The Commission’s unequivocal backing for a new third Heathrow runway is supported by business interests, trade unions and most airlines.
Although the Commission’s report says Heathrow’s benefits were “significantly greater” than Gatwick’s, the latter’s “plausible case for expansion” was cause for its CEO, Stewart Wingate, to claim Gatwick was “still very much in the race” and the Government would choose his airport for expansion as the only deliverable option. “The report underplays the massive environmental challenges of air quality and noise at Heathrow,” he said. “They are huge.”
His view was shared by John Stewart of HACAN, which has long campaigned against expansion of Heathrow. “This is far from the end of the story,” he said. “It will be the Government that makes the final decision and given the strong opposition in the cabinet to Heathrow, the final chapter may come out in favour of Gatwick.”
A number of prominent Government MPs and some ministers have constituencies around both airports and expansion at either is highly uncertain, despite the nearly three years of work carried out by the Commission at a cost of £20 million ($30m).

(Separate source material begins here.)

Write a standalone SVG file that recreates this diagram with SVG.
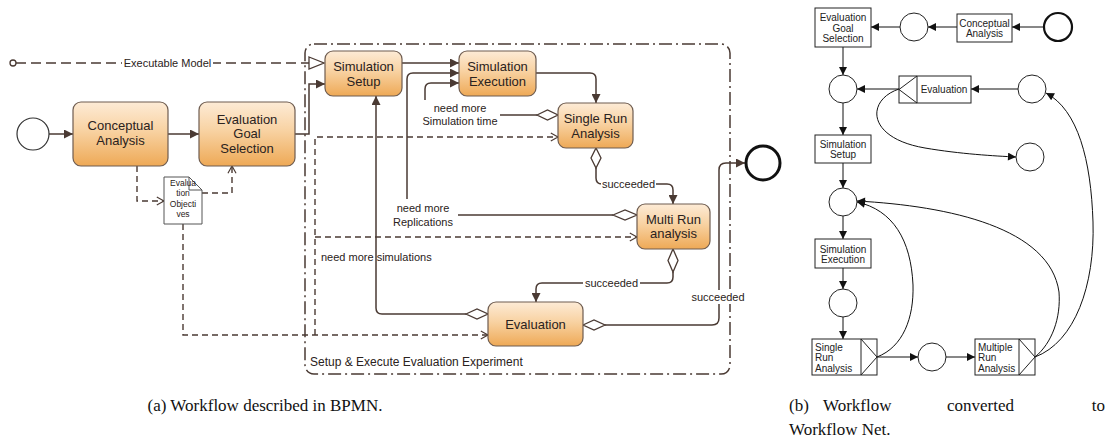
<svg xmlns="http://www.w3.org/2000/svg" width="1110" height="446" viewBox="0 0 1110 446">
<defs>
<linearGradient id="tg" x1="0" y1="0" x2="0" y2="1">
<stop offset="0" stop-color="#fdebd6"/>
<stop offset="0.45" stop-color="#f8d2a2"/>
<stop offset="1" stop-color="#eea956"/>
</linearGradient>
<marker id="af" viewBox="0 0 10 10" refX="10" refY="5" markerWidth="10" markerHeight="9" markerUnits="userSpaceOnUse" orient="auto">
<path d="M0,0 L10,5 L0,10 z" fill="#4a3a33"/>
</marker>
<marker id="ov" viewBox="0 0 10 10" refX="9" refY="5" markerWidth="9" markerHeight="9" markerUnits="userSpaceOnUse" orient="auto" overflow="visible">
<path d="M1,0.5 L9,5 L1,9.5" fill="none" stroke="#4a3a33" stroke-width="1.3"/>
</marker>
<marker id="pa" viewBox="0 0 10 10" refX="10" refY="5" markerWidth="9" markerHeight="8" markerUnits="userSpaceOnUse" orient="auto">
<path d="M0,0 L10,5 L0,10 z" fill="#111"/>
</marker>
<style>
.task{fill:url(#tg);stroke:#6e5c50;stroke-width:1.2}
.lbl{font-family:"Liberation Sans",Arial,sans-serif;fill:#2a2220}
.t13{font-size:13px;text-anchor:middle}
.t11{font-size:11px}
.c{fill:none;stroke:#4a3a33;stroke-width:1.5}
.d{fill:none;stroke:#4a3a33;stroke-width:1.4;stroke-dasharray:6 4}
.dia{fill:#fff;stroke:#4a3a33;stroke-width:1.3}
.wb{fill:#fff}
.pt{fill:#fff;stroke:#222;stroke-width:1}
.pl{fill:#fff;stroke:#222;stroke-width:1}
.pc{fill:none;stroke:#111;stroke-width:1}
.pn{font-family:"Liberation Sans",Arial,sans-serif;font-size:10px;fill:#222}
.cap{font-family:"Liberation Serif","Times New Roman",serif;font-size:17px;fill:#111}
</style>
</defs>
<rect width="1110" height="446" fill="#fff"/>

<!-- pool -->
<g id="pool">
<rect x="305" y="44" width="425" height="330" rx="9" fill="none" stroke="#4a3a33" stroke-width="1.5" stroke-dasharray="13 4 2 4"/>
<text class="lbl" x="310" y="366" font-size="12">Setup &amp; Execute Evaluation Experiment</text>
</g>

<!-- connectors -->
<g id="connectors">
<!-- executable model -->
<path d="M16,63 H309" fill="none" stroke="#4a3a33" stroke-width="1.4" stroke-dasharray="10 5"/>
<circle cx="13" cy="63" r="3" fill="#fff" stroke="#4a3a33" stroke-width="1.3"/>
<polygon points="309,57 324,63 309,69" fill="#fff" stroke="#4a3a33" stroke-width="1.3"/>
<rect class="wb" x="122" y="56" width="91" height="14"/>
<text class="lbl t11" x="167.5" y="67" text-anchor="middle">Executable Model</text>

<path class="c" d="M49,134 H73" marker-end="url(#af)"/>
<path class="c" d="M168,134 H199" marker-end="url(#af)"/>
<path class="c" d="M295,134 H309 V84 H325" marker-end="url(#af)"/>
<path class="c" d="M402,63 H459" marker-end="url(#af)"/>
<path class="c" d="M407,199 V79 Q407,73 413,73 H459" marker-end="url(#af)"/>
<path class="c" d="M425,100 V89 Q425,83 431,83 H459" marker-end="url(#af)"/>
<path class="c" d="M536,73 H590 Q596,73 596,79 V103" marker-end="url(#af)"/>
<!-- SRA -> sim exec (need more sim time) -->
<path class="c" d="M537,115 H500"/>
<polygon class="dia" points="537,115 547.5,110 558,115 547.5,120"/>
<text class="lbl t11" x="460" y="112" text-anchor="middle">need more</text>
<text class="lbl t11" x="460" y="125" text-anchor="middle">Simulation time</text>
<!-- SRA -> MRA succeeded -->
<path class="c" d="M596,168 V178 Q596,184 602,184 H667 Q673,184 673,190 V204" marker-end="url(#af)"/>
<polygon class="dia" points="596,148 601,158 596,168 591,158"/>
<rect class="wb" x="601" y="177" width="55" height="14"/>
<text class="lbl t11" x="628.5" y="188" text-anchor="middle">succeeded</text>
<!-- MRA -> replications -->
<path class="c" d="M613,215 H458"/>
<polygon class="dia" points="613,215 625,210 637,215 625,220"/>
<text class="lbl t11" x="423" y="212" text-anchor="middle">need more</text>
<text class="lbl t11" x="423" y="226" text-anchor="middle">Replications</text>
<!-- MRA -> Evaluation -->
<path class="c" d="M673,272 V277 Q673,283 667,283 H542 Q536,283 536,289 V302" marker-end="url(#af)"/>
<polygon class="dia" points="673,249 678,260.5 673,272 668,260.5"/>
<rect class="wb" x="583" y="276" width="57" height="14"/>
<text class="lbl t11" x="611.5" y="287" text-anchor="middle">succeeded</text>
<!-- Evaluation -> Sim Setup -->
<path class="c" d="M466,314 H382 Q376,314 376,308 V96" marker-end="url(#af)"/>
<polygon class="dia" points="466,314 477,309 488,314 477,319"/>
<text class="lbl t11" x="321" y="261">need more simulations</text>
<!-- Evaluation -> end -->
<path class="c" d="M605,325 H712 Q719,325 719,318 V170 Q719,163 726,163 H745" marker-end="url(#af)"/>
<polygon class="dia" points="583,325 594,320 605,325 594,330"/>
<rect class="wb" x="690" y="290" width="56" height="14"/>
<text class="lbl t11" x="718" y="301" text-anchor="middle">succeeded</text>

<!-- data associations -->
<path class="d" d="M137,166 V201 H164" marker-end="url(#ov)"/>
<path class="d" d="M202,193 H232 V166" marker-end="url(#ov)"/>
<path class="d" d="M183,224 V335 H488" marker-end="url(#ov)"/>
<path class="d" d="M315,335 V137 H558" marker-end="url(#ov)"/>
<path class="d" d="M315,237 H637" marker-end="url(#ov)"/>
</g>

<!-- BPMN nodes -->
<g id="start"><circle cx="33" cy="134" r="16" fill="#fff" stroke="#333" stroke-width="1.2"/></g>
<g id="conceptual-analysis"><rect class="task" x="73" y="102" width="95" height="64" rx="8"/>
<text class="lbl t13" x="120.5" y="130">Conceptual</text><text class="lbl t13" x="120.5" y="145">Analysis</text></g>
<g id="eval-goal-selection"><rect class="task" x="199" y="102" width="96" height="64" rx="8"/>
<text class="lbl t13" x="247" y="123.5">Evaluation</text><text class="lbl t13" x="247" y="138">Goal</text><text class="lbl t13" x="247" y="152.5">Selection</text></g>
<g id="eval-objectives">
<path d="M164,177 H189 L202,190 V224 H164 Z" fill="#fff" stroke="#555" stroke-width="1"/>
<path d="M189,177 V190 H202" fill="none" stroke="#555" stroke-width="1"/>
<g class="lbl" font-size="8.5" text-anchor="middle"><text x="183" y="186">Evalua</text><text x="183" y="196">tion</text><text x="183" y="207">Objecti</text><text x="183" y="217">ves</text></g>
</g>
<g id="sim-setup"><rect class="task" x="325" y="51" width="77" height="45" rx="8"/>
<text class="lbl t13" x="363.5" y="70.5">Simulation</text><text class="lbl t13" x="363.5" y="85.5">Setup</text></g>
<g id="sim-exec"><rect class="task" x="459" y="51" width="77" height="45" rx="8"/>
<text class="lbl t13" x="497.5" y="70.5">Simulation</text><text class="lbl t13" x="497.5" y="85.5">Execution</text></g>
<g id="single-run"><rect class="task" x="558" y="103" width="75" height="45" rx="8"/>
<text class="lbl t13" x="595.5" y="122.5">Single Run</text><text class="lbl t13" x="595.5" y="137.5">Analysis</text></g>
<g id="multi-run"><rect class="task" x="637" y="204" width="73" height="45" rx="8"/>
<text class="lbl t13" x="673.5" y="223.5">Multi Run</text><text class="lbl t13" x="673.5" y="238">analysis</text></g>
<g id="evaluation"><rect class="task" x="488" y="302" width="95" height="44" rx="8"/>
<text class="lbl t13" x="535.5" y="328.5">Evaluation</text></g>
<g id="end"><circle cx="763" cy="163" r="17" fill="#fff" stroke="#111" stroke-width="3"/></g>

<!-- Petri net connectors -->
<g id="petri-connectors">
<path class="pc" d="M1044,27 H1012" marker-end="url(#pa)"/>
<path class="pc" d="M957,27 H928" marker-end="url(#pa)"/>
<path class="pc" d="M900,27 H871" marker-end="url(#pa)"/>
<path class="pc" d="M843,47 V75" marker-end="url(#pa)"/>
<path class="pc" d="M899,89 H857" marker-end="url(#pa)"/>
<path class="pc" d="M1018,89 H971" marker-end="url(#pa)"/>
<path class="pc" d="M899,89 C866,100 866,138 925,148 C960,154 995,156 1016,157" marker-end="url(#pa)"/>
<path class="pc" d="M843,103 V135" marker-end="url(#pa)"/>
<path class="pc" d="M843,163 V188" marker-end="url(#pa)"/>
<path class="pc" d="M843,216 V239" marker-end="url(#pa)"/>
<path class="pc" d="M843,268 V289" marker-end="url(#pa)"/>
<path class="pc" d="M843,317 V339" marker-end="url(#pa)"/>
<path class="pc" d="M877,357 H918" marker-end="url(#pa)"/>
<path class="pc" d="M946,357 H975" marker-end="url(#pa)"/>
<path class="pc" d="M877,357 C903,347 914,318 913,285 C911,240 893,210 857,202" marker-end="url(#pa)"/>
<path class="pc" d="M1035,357 C1052,343 1061,318 1059,292 C1050,228 950,206 857,201" marker-end="url(#pa)"/>
<path class="pc" d="M1035,357 C1075,342 1095,285 1093,222 C1091,160 1078,110 1046,93" marker-end="url(#pa)"/>
</g>

<!-- Petri net nodes -->
<g id="p-start"><circle cx="1058" cy="27" r="14" fill="#fff" stroke="#111" stroke-width="2.2"/></g>
<g id="t-ca"><rect class="pt" x="957" y="14" width="55" height="28"/>
<text class="pn" x="984.5" y="26.5" text-anchor="middle">Conceptual</text><text class="pn" x="984.5" y="37" text-anchor="middle">Analysis</text></g>
<g id="p1"><circle class="pl" cx="914" cy="27" r="14"/></g>
<g id="t-egs"><rect class="pt" x="815" y="8" width="56" height="39"/>
<text class="pn" x="843" y="20.5" text-anchor="middle">Evaluation</text><text class="pn" x="843" y="31.5" text-anchor="middle">Goal</text><text class="pn" x="843" y="42" text-anchor="middle">Selection</text></g>
<g id="p2"><circle class="pl" cx="843" cy="89" r="14"/></g>
<g id="t-eval"><rect class="pt" x="899" y="76" width="72" height="27"/>
<path d="M917,76 V103 M917,76 L899,89.5 L917,103" fill="none" stroke="#222" stroke-width="1"/>
<text class="pn" x="944" y="93" text-anchor="middle">Evaluation</text></g>
<g id="p3"><circle class="pl" cx="1032" cy="89" r="14"/></g>
<g id="p4"><circle class="pl" cx="1030" cy="157" r="14"/></g>
<g id="t-setup"><rect class="pt" x="815" y="135" width="56" height="28"/>
<text class="pn" x="843" y="147.5" text-anchor="middle">Simulation</text><text class="pn" x="843" y="158" text-anchor="middle">Setup</text></g>
<g id="p5"><circle class="pl" cx="843" cy="202" r="14"/></g>
<g id="t-exec"><rect class="pt" x="815" y="239" width="56" height="29"/>
<text class="pn" x="843" y="252.5" text-anchor="middle">Simulation</text><text class="pn" x="843" y="263" text-anchor="middle">Execution</text></g>
<g id="p6"><circle class="pl" cx="843" cy="303" r="14"/></g>
<g id="t-sra"><rect class="pt" x="812" y="339" width="65" height="36"/>
<path d="M861,339 V375 M861,339 L877,357 L861,375" fill="none" stroke="#222" stroke-width="1"/>
<text class="pn" x="815" y="350.5" font-size="9.5">Single</text><text class="pn" x="815" y="361" font-size="9.5">Run</text><text class="pn" x="815" y="371.5" font-size="9.5">Analysis</text></g>
<g id="p7"><circle class="pl" cx="932" cy="357" r="14"/></g>
<g id="t-mra"><rect class="pt" x="975" y="339" width="60" height="36"/>
<path d="M1019,339 V375 M1019,339 L1035,357 L1019,375" fill="none" stroke="#222" stroke-width="1"/>
<text class="pn" x="978" y="350.5" font-size="9.5">Multiple</text><text class="pn" x="978" y="361" font-size="9.5">Run</text><text class="pn" x="978" y="371.5" font-size="9.5">Analysis</text></g>

<!-- captions -->
<text class="cap" x="265" y="411" text-anchor="middle">(a) Workflow described in BPMN.</text>
<text class="cap" x="789" y="411">(b)</text>
<text class="cap" x="823" y="411">Workflow</text>
<text class="cap" x="947" y="411">converted</text>
<text class="cap" x="1105" y="411" text-anchor="end">to</text>
<text class="cap" x="789" y="435">Workflow Net.</text>
</svg>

The Mayor of London and a major political player, Boris Johnson, whose own plan for a new airport in the Thames Estuary was rejected by the Commission, said expanding Heathrow was “too environmentally damaging.”
National aviation environmental campaign organisation AEF urged the Government to reject the Commission’s recommendation and all runway expansion as the options would breach CO2 limits and have unacceptable local environmental impacts.
“The recommendation to expand Heathrow will be fiercely resisted by local authorities, MPs, Communities and environmental organisations,” said Cait Hewitt, AEF Deputy Director. “Every government that has ever considered Heathrow expansion has ruled it out once the full scale of the environmental impacts has become clear.”
The Government’s transport minister said yesterday a formal response to the recommendation would be made in the autumn.